--- Start Working data ---
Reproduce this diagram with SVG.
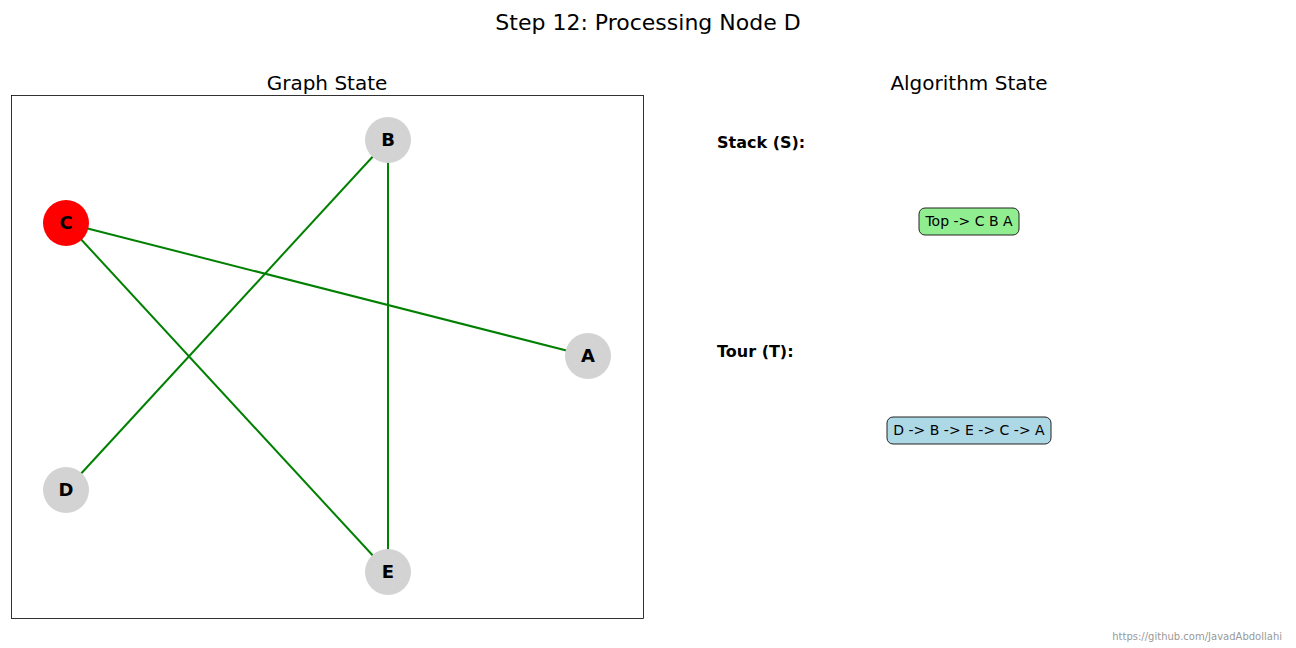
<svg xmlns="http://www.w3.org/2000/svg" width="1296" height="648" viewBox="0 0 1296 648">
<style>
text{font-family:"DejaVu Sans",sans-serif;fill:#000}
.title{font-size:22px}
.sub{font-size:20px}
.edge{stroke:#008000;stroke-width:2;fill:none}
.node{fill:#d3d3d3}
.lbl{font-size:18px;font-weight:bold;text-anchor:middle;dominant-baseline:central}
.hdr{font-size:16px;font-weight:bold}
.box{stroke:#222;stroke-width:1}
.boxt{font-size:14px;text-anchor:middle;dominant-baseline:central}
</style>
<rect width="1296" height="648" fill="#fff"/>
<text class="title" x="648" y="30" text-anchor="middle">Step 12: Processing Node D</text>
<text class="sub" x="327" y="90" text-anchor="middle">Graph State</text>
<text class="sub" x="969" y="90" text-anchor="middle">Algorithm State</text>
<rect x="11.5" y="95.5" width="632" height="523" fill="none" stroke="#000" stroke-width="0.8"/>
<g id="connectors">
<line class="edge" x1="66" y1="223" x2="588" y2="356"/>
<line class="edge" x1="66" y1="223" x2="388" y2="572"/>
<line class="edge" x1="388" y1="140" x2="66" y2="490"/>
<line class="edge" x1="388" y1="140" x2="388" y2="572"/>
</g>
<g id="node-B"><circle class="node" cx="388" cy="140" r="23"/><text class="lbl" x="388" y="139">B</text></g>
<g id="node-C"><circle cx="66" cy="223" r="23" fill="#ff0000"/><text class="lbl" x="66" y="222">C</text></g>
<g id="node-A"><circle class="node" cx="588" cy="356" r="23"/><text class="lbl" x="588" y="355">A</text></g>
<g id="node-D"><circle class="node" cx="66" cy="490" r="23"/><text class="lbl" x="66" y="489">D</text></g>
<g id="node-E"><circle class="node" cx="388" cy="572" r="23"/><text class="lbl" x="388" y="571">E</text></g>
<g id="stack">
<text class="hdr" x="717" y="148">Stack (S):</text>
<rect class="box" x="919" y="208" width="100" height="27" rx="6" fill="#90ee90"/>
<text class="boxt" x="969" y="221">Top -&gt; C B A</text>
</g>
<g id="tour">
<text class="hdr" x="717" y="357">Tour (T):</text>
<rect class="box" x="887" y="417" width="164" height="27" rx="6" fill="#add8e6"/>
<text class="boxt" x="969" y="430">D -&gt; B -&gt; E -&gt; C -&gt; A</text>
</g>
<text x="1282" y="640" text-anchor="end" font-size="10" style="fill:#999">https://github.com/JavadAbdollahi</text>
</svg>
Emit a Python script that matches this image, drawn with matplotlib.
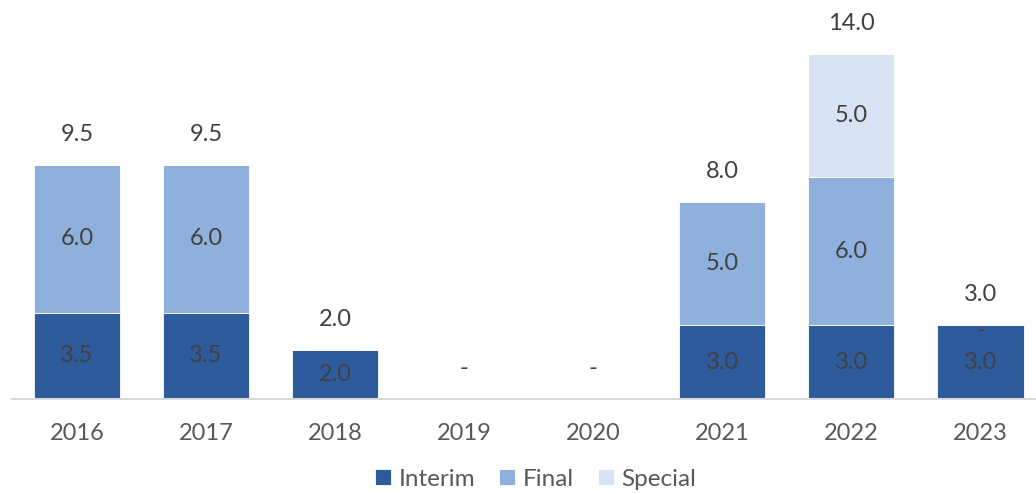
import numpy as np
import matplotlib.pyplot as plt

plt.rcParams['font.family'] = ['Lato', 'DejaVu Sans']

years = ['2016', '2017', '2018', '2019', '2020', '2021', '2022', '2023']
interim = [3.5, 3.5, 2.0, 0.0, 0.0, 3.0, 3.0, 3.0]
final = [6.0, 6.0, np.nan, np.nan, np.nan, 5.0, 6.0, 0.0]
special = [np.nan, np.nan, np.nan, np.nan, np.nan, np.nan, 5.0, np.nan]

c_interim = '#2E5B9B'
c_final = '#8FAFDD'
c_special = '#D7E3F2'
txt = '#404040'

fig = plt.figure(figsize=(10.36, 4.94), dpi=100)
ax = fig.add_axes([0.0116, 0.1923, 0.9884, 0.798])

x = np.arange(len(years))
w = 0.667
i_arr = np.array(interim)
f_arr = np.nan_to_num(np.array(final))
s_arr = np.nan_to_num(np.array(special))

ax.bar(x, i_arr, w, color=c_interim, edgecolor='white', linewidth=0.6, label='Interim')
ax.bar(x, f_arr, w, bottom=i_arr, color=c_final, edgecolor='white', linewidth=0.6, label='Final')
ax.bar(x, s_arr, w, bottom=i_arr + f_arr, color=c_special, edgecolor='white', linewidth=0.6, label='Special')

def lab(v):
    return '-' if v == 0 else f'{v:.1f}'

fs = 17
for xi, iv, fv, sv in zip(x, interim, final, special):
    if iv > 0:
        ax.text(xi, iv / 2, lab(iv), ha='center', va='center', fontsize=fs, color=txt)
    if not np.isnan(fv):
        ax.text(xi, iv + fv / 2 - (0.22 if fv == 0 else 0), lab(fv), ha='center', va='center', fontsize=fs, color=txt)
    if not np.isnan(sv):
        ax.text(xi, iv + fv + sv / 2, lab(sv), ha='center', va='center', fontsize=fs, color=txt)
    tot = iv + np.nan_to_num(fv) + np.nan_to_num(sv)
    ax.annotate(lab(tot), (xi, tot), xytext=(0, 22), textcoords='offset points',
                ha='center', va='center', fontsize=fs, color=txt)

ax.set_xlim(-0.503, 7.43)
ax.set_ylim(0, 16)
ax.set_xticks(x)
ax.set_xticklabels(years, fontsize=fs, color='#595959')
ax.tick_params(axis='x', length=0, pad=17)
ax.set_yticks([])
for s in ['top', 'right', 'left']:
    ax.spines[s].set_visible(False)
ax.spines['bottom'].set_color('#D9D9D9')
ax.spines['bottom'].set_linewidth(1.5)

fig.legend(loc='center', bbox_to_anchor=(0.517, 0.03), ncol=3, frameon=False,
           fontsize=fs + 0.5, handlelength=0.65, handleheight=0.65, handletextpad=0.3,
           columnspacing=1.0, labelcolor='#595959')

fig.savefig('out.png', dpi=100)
--- End Working data ---
→ **Given exercise**
Set down exactly the lines above, from the line containing "Emit a Python" through the line containing "plt.rcParams['font.family'] = ['Lato', 'DejaVu". Skip the pictures.

→ **Expected output**
Emit a Python script that matches this image, drawn with matplotlib.
import numpy as np
import matplotlib.pyplot as plt

plt.rcParams['font.family'] = ['Lato', 'DejaVu Sans']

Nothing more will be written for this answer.